Given instruction – Would you repeat the listing exactly but omit every picture?

Data provided –
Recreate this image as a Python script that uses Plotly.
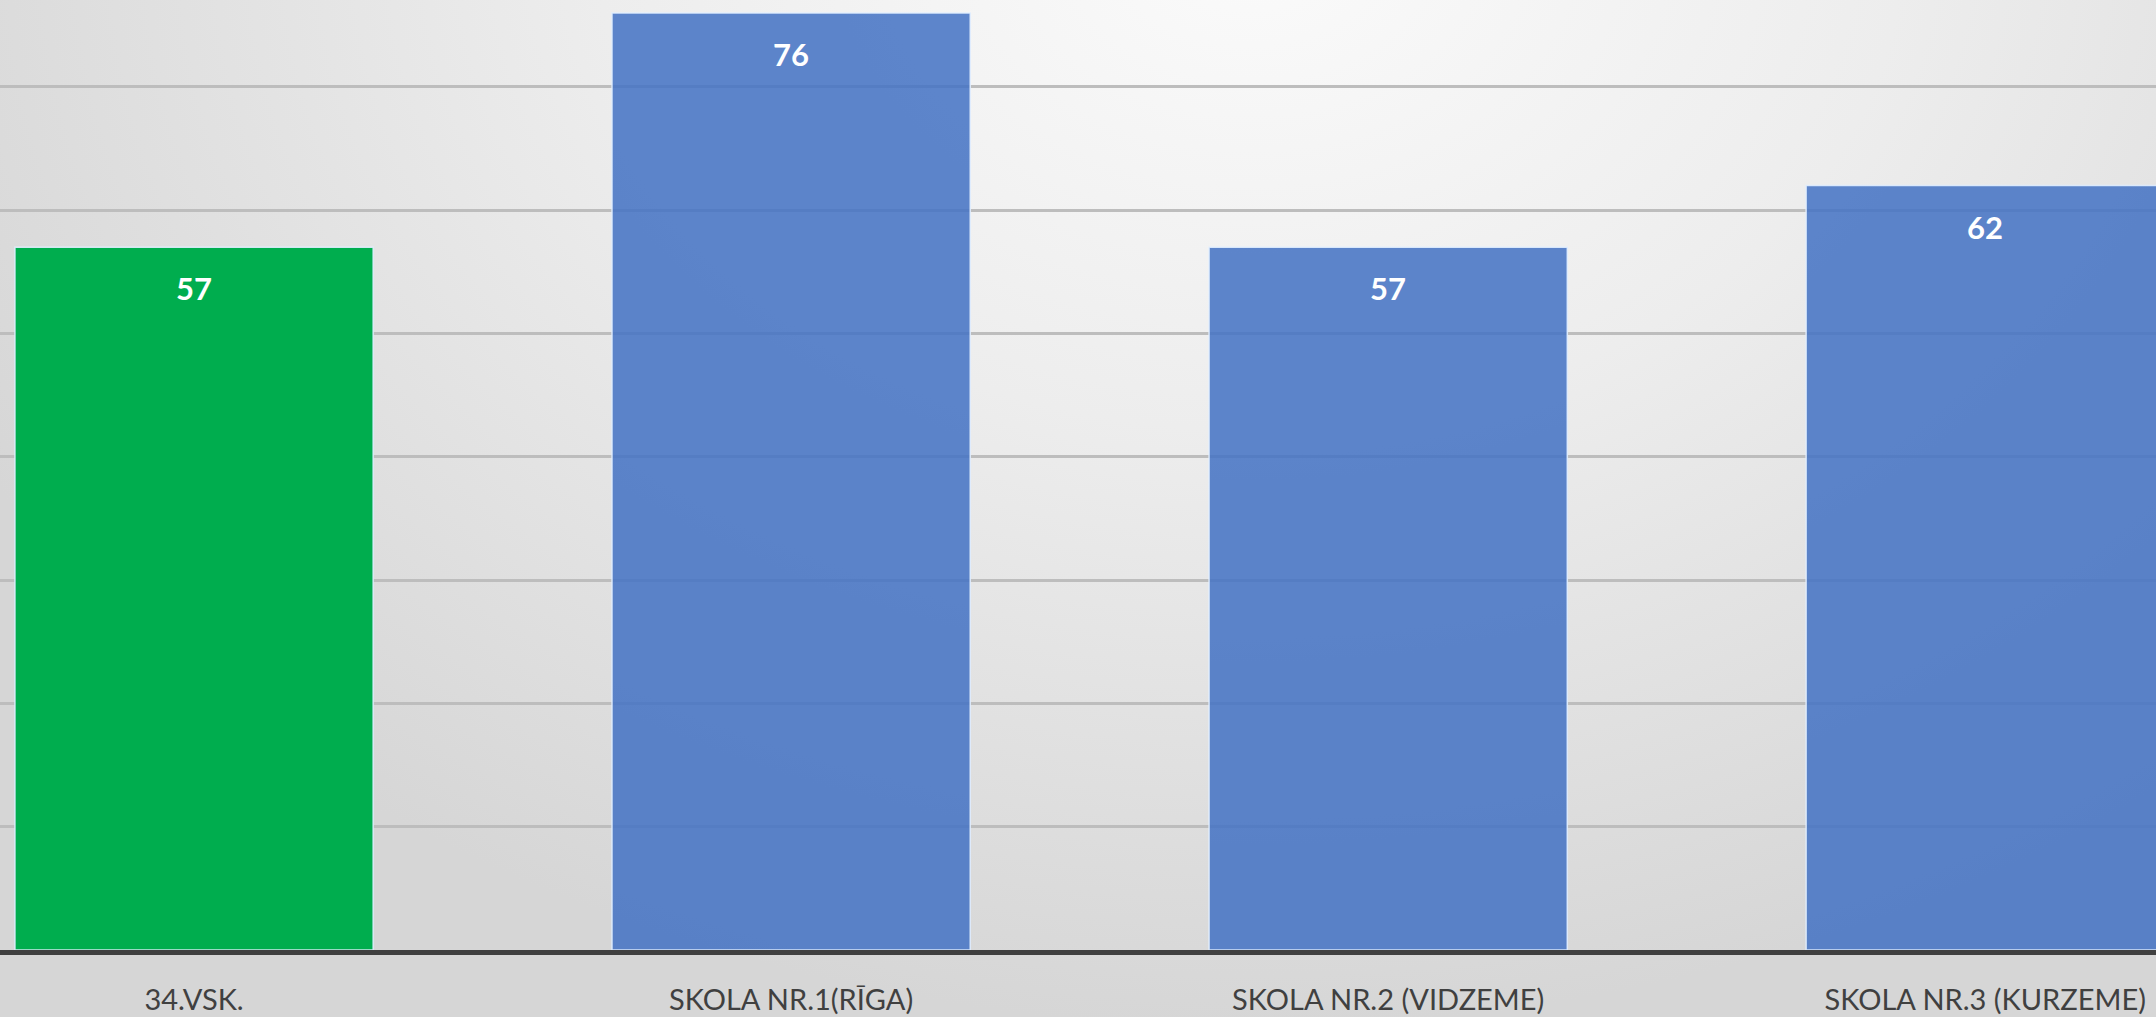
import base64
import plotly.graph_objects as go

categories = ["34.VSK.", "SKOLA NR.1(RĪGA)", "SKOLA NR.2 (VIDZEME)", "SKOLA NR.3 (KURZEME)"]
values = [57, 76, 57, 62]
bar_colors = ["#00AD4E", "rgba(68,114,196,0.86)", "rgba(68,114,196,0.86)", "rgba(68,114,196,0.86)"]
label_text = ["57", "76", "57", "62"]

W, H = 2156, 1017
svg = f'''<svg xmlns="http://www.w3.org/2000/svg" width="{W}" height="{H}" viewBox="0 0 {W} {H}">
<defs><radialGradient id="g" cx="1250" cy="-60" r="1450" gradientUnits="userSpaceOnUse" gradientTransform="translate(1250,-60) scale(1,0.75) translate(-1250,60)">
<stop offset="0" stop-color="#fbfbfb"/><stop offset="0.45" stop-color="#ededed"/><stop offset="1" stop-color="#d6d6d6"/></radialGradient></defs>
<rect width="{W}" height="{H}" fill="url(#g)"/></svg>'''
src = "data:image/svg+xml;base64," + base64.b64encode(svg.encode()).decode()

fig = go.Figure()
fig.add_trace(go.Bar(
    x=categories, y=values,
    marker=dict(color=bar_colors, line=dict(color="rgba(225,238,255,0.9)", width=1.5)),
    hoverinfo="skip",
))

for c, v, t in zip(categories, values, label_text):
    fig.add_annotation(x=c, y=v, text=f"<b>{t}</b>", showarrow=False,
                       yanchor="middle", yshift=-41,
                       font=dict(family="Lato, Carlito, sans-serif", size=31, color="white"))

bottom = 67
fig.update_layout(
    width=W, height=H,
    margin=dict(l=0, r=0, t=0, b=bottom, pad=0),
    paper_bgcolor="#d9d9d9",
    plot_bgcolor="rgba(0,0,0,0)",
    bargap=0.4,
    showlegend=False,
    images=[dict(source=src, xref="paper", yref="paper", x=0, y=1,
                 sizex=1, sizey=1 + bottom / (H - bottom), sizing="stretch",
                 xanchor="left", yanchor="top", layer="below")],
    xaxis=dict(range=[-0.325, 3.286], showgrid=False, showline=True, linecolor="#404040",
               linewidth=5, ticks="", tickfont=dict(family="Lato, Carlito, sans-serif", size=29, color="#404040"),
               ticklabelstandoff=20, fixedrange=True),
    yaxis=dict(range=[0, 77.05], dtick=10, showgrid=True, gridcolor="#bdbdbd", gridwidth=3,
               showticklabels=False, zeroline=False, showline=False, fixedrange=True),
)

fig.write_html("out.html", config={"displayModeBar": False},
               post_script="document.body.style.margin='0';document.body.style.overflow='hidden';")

Exercise output –
Recreate this image as a Python script that uses Plotly.
import base64
import plotly.graph_objects as go

categories = ["34.VSK.", "SKOLA NR.1(RĪGA)", "SKOLA NR.2 (VIDZEME)", "SKOLA NR.3 (KURZEME)"]
values = [57, 76, 57, 62]
bar_colors = ["#00AD4E", "rgba(68,114,196,0.86)", "rgba(68,114,196,0.86)", "rgba(68,114,196,0.86)"]
label_text = ["57", "76", "57", "62"]

W, H = 2156, 1017
svg = f'''<svg xmlns="http://www.w3.org/2000/svg" width="{W}" height="{H}" viewBox="0 0 {W} {H}">
<defs><radialGradient id="g" cx="1250" cy="-60" r="1450" gradientUnits="userSpaceOnUse" gradientTransform="translate(1250,-60) scale(1,0.75) translate(-1250,60)">
<stop offset="0" stop-color="#fbfbfb"/><stop offset="0.45" stop-color="#ededed"/><stop offset="1" stop-color="#d6d6d6"/></radialGradient></defs>
<rect width="{W}" height="{H}" fill="url(#g)"/></svg>'''
src = "data:image/svg+xml;base64," + base64.b64encode(svg.encode()).decode()

fig = go.Figure()
fig.add_trace(go.Bar(
    x=categories, y=values,
    marker=dict(color=bar_colors, line=dict(color="rgba(225,238,255,0.9)", width=1.5)),
    hoverinfo="skip",
))

for c, v, t in zip(categories, values, label_text):
    fig.add_annotation(x=c, y=v, text=f"<b>{t}</b>", showarrow=False,
                       yanchor="middle", yshift=-41,
                       font=dict(family="Lato, Carlito, sans-serif", size=31, color="white"))

bottom = 67
fig.update_layout(
    width=W, height=H,
    margin=dict(l=0, r=0, t=0, b=bottom, pad=0),
    paper_bgcolor="#d9d9d9",
    plot_bgcolor="rgba(0,0,0,0)",
    bargap=0.4,
    showlegend=False,
    images=[dict(source=src, xref="paper", yref="paper", x=0, y=1,
                 sizex=1, sizey=1 + bottom / (H - bottom), sizing="stretch",
                 xanchor="left", yanchor="top", layer="below")],
    xaxis=dict(range=[-0.325, 3.286], showgrid=False, showline=True, linecolor="#404040",
               linewidth=5, ticks="", tickfont=dict(family="Lato, Carlito, sans-serif", size=29, color="#404040"),
               ticklabelstandoff=20, fixedrange=True),
    yaxis=dict(range=[0, 77.05], dtick=10, showgrid=True, gridcolor="#bdbdbd", gridwidth=3,
               showticklabels=False, zeroline=False, showline=False, fixedrange=True),
)

fig.write_html("out.html", config={"displayModeBar": False},
               post_script="document.body.style.margin='0';document.body.style.overflow='hidden';")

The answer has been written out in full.